Exactly repeat the material, dropping only the pictures.

═══ Data excerpt ═══

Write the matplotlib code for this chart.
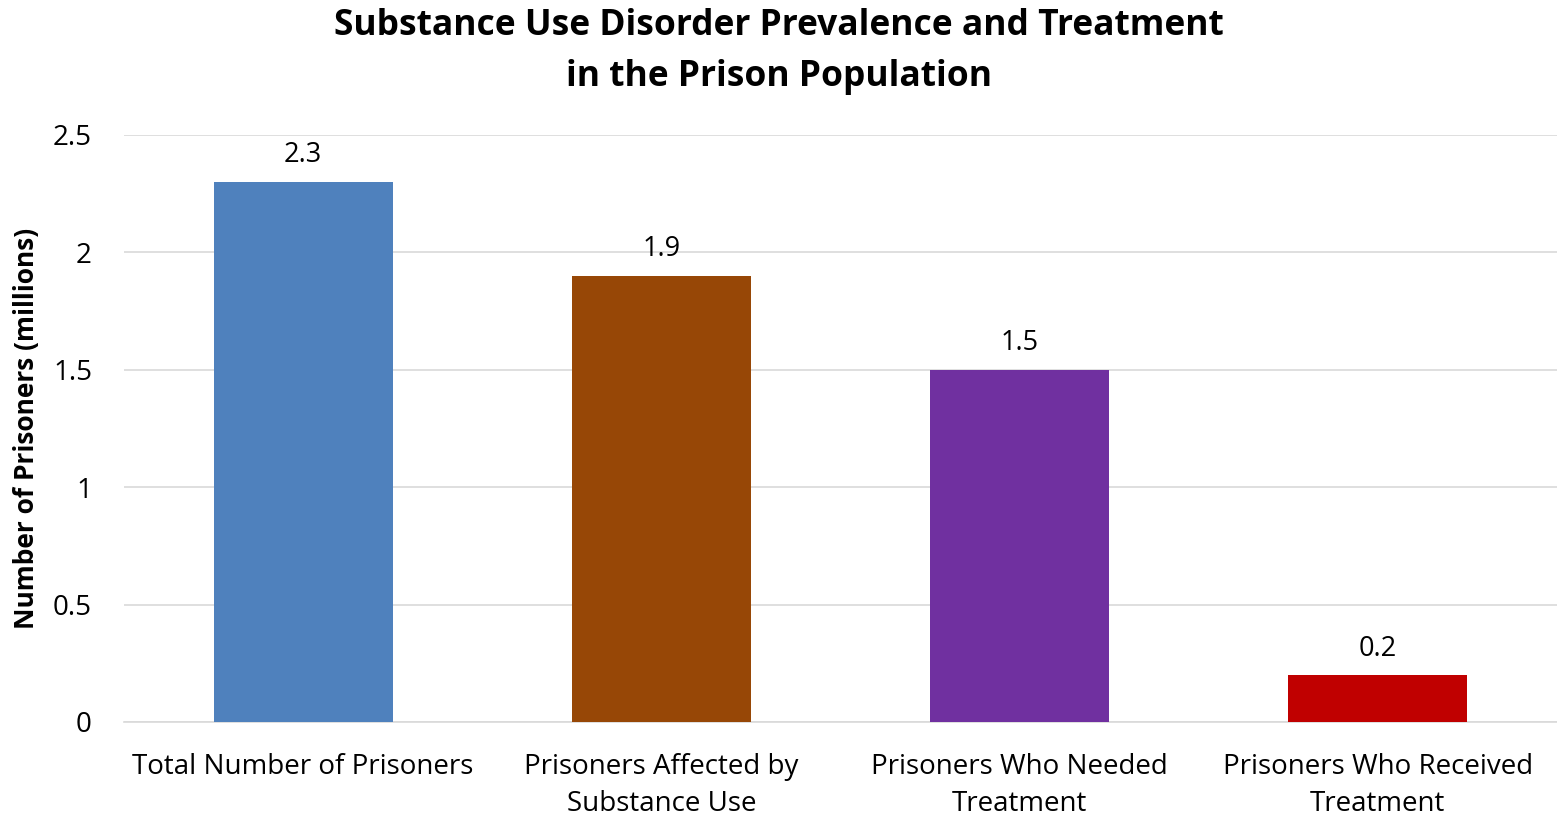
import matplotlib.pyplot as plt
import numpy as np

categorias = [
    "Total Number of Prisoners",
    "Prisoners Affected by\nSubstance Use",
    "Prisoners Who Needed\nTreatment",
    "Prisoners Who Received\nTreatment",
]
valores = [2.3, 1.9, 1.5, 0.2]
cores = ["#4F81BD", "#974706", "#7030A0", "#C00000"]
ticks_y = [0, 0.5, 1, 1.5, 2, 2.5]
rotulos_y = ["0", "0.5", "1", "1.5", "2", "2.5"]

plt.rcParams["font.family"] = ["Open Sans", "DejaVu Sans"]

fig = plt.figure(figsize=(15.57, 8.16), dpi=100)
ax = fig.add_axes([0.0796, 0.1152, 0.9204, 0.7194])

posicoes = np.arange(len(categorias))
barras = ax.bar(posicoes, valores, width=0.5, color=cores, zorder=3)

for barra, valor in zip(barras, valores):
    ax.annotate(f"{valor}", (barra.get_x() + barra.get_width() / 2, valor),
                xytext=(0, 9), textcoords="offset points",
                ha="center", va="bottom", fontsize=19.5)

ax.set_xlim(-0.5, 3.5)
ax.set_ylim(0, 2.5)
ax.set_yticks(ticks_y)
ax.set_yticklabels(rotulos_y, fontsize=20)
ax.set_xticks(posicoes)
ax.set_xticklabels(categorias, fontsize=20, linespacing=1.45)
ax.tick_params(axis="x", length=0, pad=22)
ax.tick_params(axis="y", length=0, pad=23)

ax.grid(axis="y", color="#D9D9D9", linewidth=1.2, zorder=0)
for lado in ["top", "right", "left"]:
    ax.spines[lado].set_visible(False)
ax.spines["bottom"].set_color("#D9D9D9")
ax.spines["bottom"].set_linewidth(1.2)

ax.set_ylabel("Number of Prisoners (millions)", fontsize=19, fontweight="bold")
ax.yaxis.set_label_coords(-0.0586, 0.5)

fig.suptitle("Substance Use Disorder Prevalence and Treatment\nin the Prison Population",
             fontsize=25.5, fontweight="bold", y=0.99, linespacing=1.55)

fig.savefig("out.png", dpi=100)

═══

*Answer to the problem*:
Write the matplotlib code for this chart.
import matplotlib.pyplot as plt
import numpy as np

categorias = [
    "Total Number of Prisoners",
    "Prisoners Affected by\nSubstance Use",
    "Prisoners Who Needed\nTreatment",
    "Prisoners Who Received\nTreatment",
]
valores = [2.3, 1.9, 1.5, 0.2]
cores = ["#4F81BD", "#974706", "#7030A0", "#C00000"]
ticks_y = [0, 0.5, 1, 1.5, 2, 2.5]
rotulos_y = ["0", "0.5", "1", "1.5", "2", "2.5"]

plt.rcParams["font.family"] = ["Open Sans", "DejaVu Sans"]

fig = plt.figure(figsize=(15.57, 8.16), dpi=100)
ax = fig.add_axes([0.0796, 0.1152, 0.9204, 0.7194])

posicoes = np.arange(len(categorias))
barras = ax.bar(posicoes, valores, width=0.5, color=cores, zorder=3)

for barra, valor in zip(barras, valores):
    ax.annotate(f"{valor}", (barra.get_x() + barra.get_width() / 2, valor),
                xytext=(0, 9), textcoords="offset points",
                ha="center", va="bottom", fontsize=19.5)

ax.set_xlim(-0.5, 3.5)
ax.set_ylim(0, 2.5)
ax.set_yticks(ticks_y)
ax.set_yticklabels(rotulos_y, fontsize=20)
ax.set_xticks(posicoes)
ax.set_xticklabels(categorias, fontsize=20, linespacing=1.45)
ax.tick_params(axis="x", length=0, pad=22)
ax.tick_params(axis="y", length=0, pad=23)

ax.grid(axis="y", color="#D9D9D9", linewidth=1.2, zorder=0)
for lado in ["top", "right", "left"]:
    ax.spines[lado].set_visible(False)
ax.spines["bottom"].set_color("#D9D9D9")
ax.spines["bottom"].set_linewidth(1.2)

ax.set_ylabel("Number of Prisoners (millions)", fontsize=19, fontweight="bold")
ax.yaxis.set_label_coords(-0.0586, 0.5)

fig.suptitle("Substance Use Disorder Prevalence and Treatment\nin the Prison Population",
             fontsize=25.5, fontweight="bold", y=0.99, linespacing=1.55)

fig.savefig("out.png", dpi=100)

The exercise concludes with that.